Last week the White House reversed long-standing policy and permitted the EPA to issue a proposed endangerment finding that greenhouse gases pose a danger to public health and safety. Under the Clean Air Act this finding would permit the EPA to set limits on how much coal, oil and natural gas could be burned in the US without capturing and sequestering the CO2 and other emissions.
This finding marks the first step in what could turn out as a mega-policy shift in a class with nationalizing health care or reining in military spending. The issue is so important and has such far ranging consequences it is likely to be decided after lengthy debate in Congress and not by EPA regulation.
At the heart of the debate will be the long-running and long-ignored issues of whether global warming is caused or exacerbated by burning fossil fuels, how imminent and serious is the threat of global warming, and whether expensive restrictions on fossil fuel consumption are needed or can be put off until after the economic rebound. Hearings start this week.

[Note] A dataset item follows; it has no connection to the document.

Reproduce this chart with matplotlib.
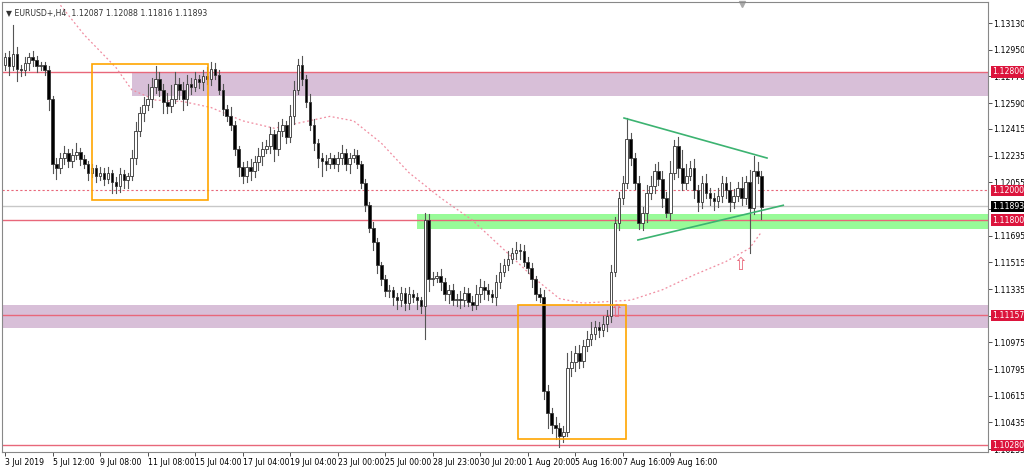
import matplotlib
matplotlib.use("Agg")
import matplotlib.pyplot as plt
from matplotlib.patches import Rectangle
import numpy as np

closes = [1.1290,1.1284,1.1292,1.1282,1.1281,1.1286,1.1290,1.1288,1.1284,1.1285,
 1.1281,1.1262,1.1218,1.1215,
 1.1222,1.1225,1.1220,1.1224,1.1226,1.1221,1.1218,1.1212,1.1215,1.1210,1.1212,
 1.1208,1.1212,1.1206,1.1203,1.1211,1.1207,1.1210,1.1222,
 1.1240,1.1252,1.1258,1.1262,1.1270,1.1275,
 1.1268,1.1260,1.1257,1.1262,1.1272,1.1268,1.1262,1.1272,1.1270,1.1275,1.1273,1.1277,1.1275,1.1282,1.1278,1.1268,
 1.1255,1.1250,1.1244,1.1228,1.1216,1.1210,
 1.1216,1.1213,1.1219,1.1223,1.1228,1.1230,1.1238,1.1228,1.1240,1.1244,1.1236,1.1250,
 1.1268,1.1285,1.1275,
 1.1260,1.1244,1.1232,1.1222,1.1220,1.1218,1.1222,
 1.1218,1.1222,1.1225,1.1218,1.1222,1.1224,1.1218,
 1.1205,1.1190,1.1175,1.1165,1.1150,1.1140,1.1132,1.1133,1.1128,
 1.1126,1.1131,1.1124,1.1130,1.1128,1.1126,1.1122,
 1.1180,1.1140,
 1.1141,1.1142,1.1138,1.1130,1.1133,1.1126,1.1127,1.1126,1.1131,1.1125,1.1123,1.1130,1.1135,1.1133,1.1130,1.1128,1.1138,1.1145,1.1150,1.1154,1.1158,1.1160,1.1159,
 1.1152,1.1148,1.1140,1.1130,1.1128,1.1065,
 1.1050,1.1042,1.1040,1.1034,1.1037,
 1.1080,1.1084,1.1090,1.1085,1.1095,1.1100,1.1103,1.1108,1.1106,1.1110,1.1115,
 1.1145,1.1178,1.1195,1.1205,1.1235,
 1.1222,1.1205,1.1178,1.1185,1.1198,1.1203,1.1213,1.1208,1.1195,1.1185,1.1212,1.1230,1.1215,1.1205,1.1210,1.1215,1.1200,1.1192,1.1205,1.1198,1.1195,1.1193,1.1196,1.1205,1.1200,1.1192,1.1196,1.1202,1.1195,1.1206,1.1188,1.1213,1.1210,1.1189]
first_open = 1.1285

# wick extensions in pips (upper / lower)
upper_pips = [3,4,20,5,3,4,3,4,3,2, 2,3,2,4, 3,5,3,4,6,3,3,2,3,2,4,
 3,4,2,3,4,3,2,5, 6,4,5,10,6,9,
 5,4,6,9,8,4,5,6,4,5,3,4,6,5,4,3,
 4,3,6,3,2,3, 4,5,4,6,5,4,5,3,6,4,3,8,
 6,4,6, 3,5,4,3,3,4,3, 2,4,6,3,3,4,3, 2,3,2,4,3,2,3,3,2,
 3,4,3,5,3,3,2, 5,4, 4,3,5,3,3,4,3,5,4,3,4,6,5,4,4,3,5,6,4,5,3,5,4,
 4,3,3,2,4,5, 4,3,5,3,4,
 10,8,5,6,4,5,8,4,3,5,4, 5,4,4,5,14,
 4,3,5,4,6,7,5,6,5,4,8,4,6,12,8,5,6,4,5,6,4,3,6,5,4,6,5,4,7,4,8,10,6,3]
lower_pips = [4,6,3,8,4,3,5,4,4,3, 3,8,6,7, 3,4,4,4,3,4,3,5,3,4,3,
 4,3,8,5,4,5,5,3, 4,3,5,4,6,4,
 4,8,5,4,3,6,8,4,5,3,4,5,3,4,3,3,
 4,3,3,4,6,5, 4,6,4,5,6,3,5,8,4,3,4,3,
 5,3,4, 4,3,5,6,10,4,3, 3,5,4,4,6,3,3, 3,4,3,5,6,4,3,4,5,
 6,4,5,4,3,6,5, 22,8, 4,3,5,4,6,3,4,5,4,3,4,3,5,6,4,3,5,4,3,4,3,4,5,
 3,4,5,4,3,6, 10,6,8,7,4,
 3,5,6,5,4,3,4,3,5,4,5, 4,3,5,4,3,
 5,4,4,5,6,4,5,4,6,3,5,4,6,5,4,3,5,6,4,3,5,6,4,4,5,6,4,3,5,4,30,4,5,8]

ma_bars = [14, 20, 28, 32, 38, 45, 52, 60, 68, 75, 82, 88, 95, 102, 110, 118, 126, 134, 140, 146, 152, 158, 166, 174, 182, 188, 191]
ma_vals = [1.1325,1.1305,1.1283,1.1268,1.1261,1.1260,1.1256,1.1247,1.1242,1.1246,1.1250,1.1247,1.1232,1.1212,1.1195,1.1180,1.1160,1.1140,1.1127,1.1124,1.1125,1.1126,1.1133,1.1143,1.1152,1.1161,1.1172]

ytick_labels = ["1.13130","1.12950","1.12770","1.12590","1.12415","1.12235","1.12055","1.11875",
                "1.11695","1.11515","1.11335","1.11155","1.10975","1.10795","1.10615","1.10435","1.10255"]
xtick_labels = ["3 Jul 2019","5 Jul 12:00","9 Jul 08:00","11 Jul 08:00","15 Jul 04:00","17 Jul 04:00",
                "19 Jul 04:00","23 Jul 00:00","25 Jul 00:00","28 Jul 23:00","30 Jul 20:00","1 Aug 20:00",
                "5 Aug 16:00","7 Aug 16:00","9 Aug 16:00"]
xtick_bars = [0,12,24,36,48,60,72,84,96,108,120,132,144,156,168]
levels_red = [1.1280, 1.1180, 1.11157, 1.1028]
level_dotted = 1.1200
last_price = 1.11893
zones = [(32, 1.1264, 1.1280), (-5, 1.1107, 1.1123), (104, 1.1174, 1.1184)]
zone_colors = ["#d8bfd8", "#d8bfd8", "#98fb98"]
boxes = [(22, 51.3, 1.11935, 1.12853), (129.5, 156.8, 1.1032, 1.1123)]
tri_upper = ([156.3, 192.4], [1.12489, 1.12219])
tri_lower = ([159.8, 196.5], [1.11666, 1.1190])
arrows = [(154.3, 1.1124), (185.6, 1.1156)]

FS = 5.6
fig = plt.figure(figsize=(10.24, 4.74), dpi=100)
ax = fig.add_axes([2/1024, 22/474, 986/1024, 450/474])
ax.set_xlim(-0.76, 248.2)
ax.set_ylim(1.10235, 1.13272)

for (b0, lo, hi), c in zip(zones, zone_colors):
    ax.add_patch(Rectangle((b0, lo), 260, hi - lo, color=c, zorder=1, lw=0))
for lv in levels_red:
    ax.axhline(lv, color="#e8677a", lw=1, zorder=2)
ax.axhline(level_dotted, color="#e8677a", lw=0.8, ls=(0, (2, 2)), zorder=2)
ax.axhline(last_price, color="#c8c8c8", lw=1, zorder=2)

ax.plot(ma_bars, ma_vals, color="#f08ca0", lw=0.9, ls=(0, (1.5, 2)), zorder=3)

opens = [first_open] + closes[:-1]
for i, (o, c) in enumerate(zip(opens, closes)):
    hi = max(o, c) + upper_pips[i] * 0.0001
    lo = min(o, c) - lower_pips[i] * 0.0001
    ax.plot([i, i], [lo, hi], color="#555555", lw=0.8, zorder=4)
    bull = c >= o
    h = max(abs(c - o), 0.00004)
    ax.add_patch(Rectangle((i - 0.33, min(o, c)), 0.66, h,
                           facecolor="white" if bull else "black",
                           edgecolor="#333333", lw=0.6, zorder=5))

for x0, x1, y0, y1 in boxes:
    ax.add_patch(Rectangle((x0, y0), x1 - x0, y1 - y0, fill=False, edgecolor="#ffa500", lw=1.2, zorder=6))
ax.plot(*tri_upper, color="#3cb371", lw=1.2, zorder=6)
ax.plot(*tri_lower, color="#3cb371", lw=1.2, zorder=6)
for b, p in arrows:
    ax.text(b, p, "⇧", color="#e8677a", fontsize=12, ha="center", va="top", zorder=7)

yt = [float(s) for s in ytick_labels]
ax.yaxis.tick_right()
ax.set_yticks(yt)
ax.set_yticklabels(ytick_labels, fontsize=FS)
ax.set_xticks(xtick_bars)
ax.set_xticklabels(xtick_labels, fontsize=FS, ha="left")
ax.tick_params(length=3, width=0.6, color="#333333", pad=1)
for s in ax.spines.values():
    s.set_color("#888888")

def tag(p, txt, bg):
    ax.text(1.004, p, txt, transform=ax.get_yaxis_transform(), fontsize=FS, color="white",
            va="center", ha="left", zorder=10,
            bbox=dict(boxstyle="square,pad=0.15", facecolor=bg, edgecolor="none"))
for p, t in [(1.1280, "1.12800"), (1.1200, "1.12000"), (1.1180, "1.11800"), (1.11157, "1.11157"), (1.1028, "1.10280")]:
    tag(p, t, "#dc143c")
tag(last_price, "1.11893", "black")

ax.text(0.004, 0.985, "▼ EURUSD+,H4  1.12087 1.12088 1.11816 1.11893", transform=ax.transAxes,
        fontsize=FS, va="top", ha="left", color="#333333")
ax.plot([0.75], [0.995], marker="v", color="#aaaaaa", markersize=4, transform=ax.transAxes, clip_on=False)
fig.savefig("out.png", dpi=100)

In other times, the result of this debate likely would have been a watered-down compromise that would not have resulted in major restrictions in emissions. However, these are not normal times. The alarms sounded by climate scientists are becoming steadily louder and the UN Climate Change Conference in Copenhagen is coming up in December. Unless the US takes definitive action prior to the Conference, many countries such as China and India are likely to continue pumping out greenhouse gases until their fossil fuels run down or until the countries are impacted by climate.
In Washington, both sides of the debate are already predicting dire consequences if emissions restrictions are, or are not, imposed.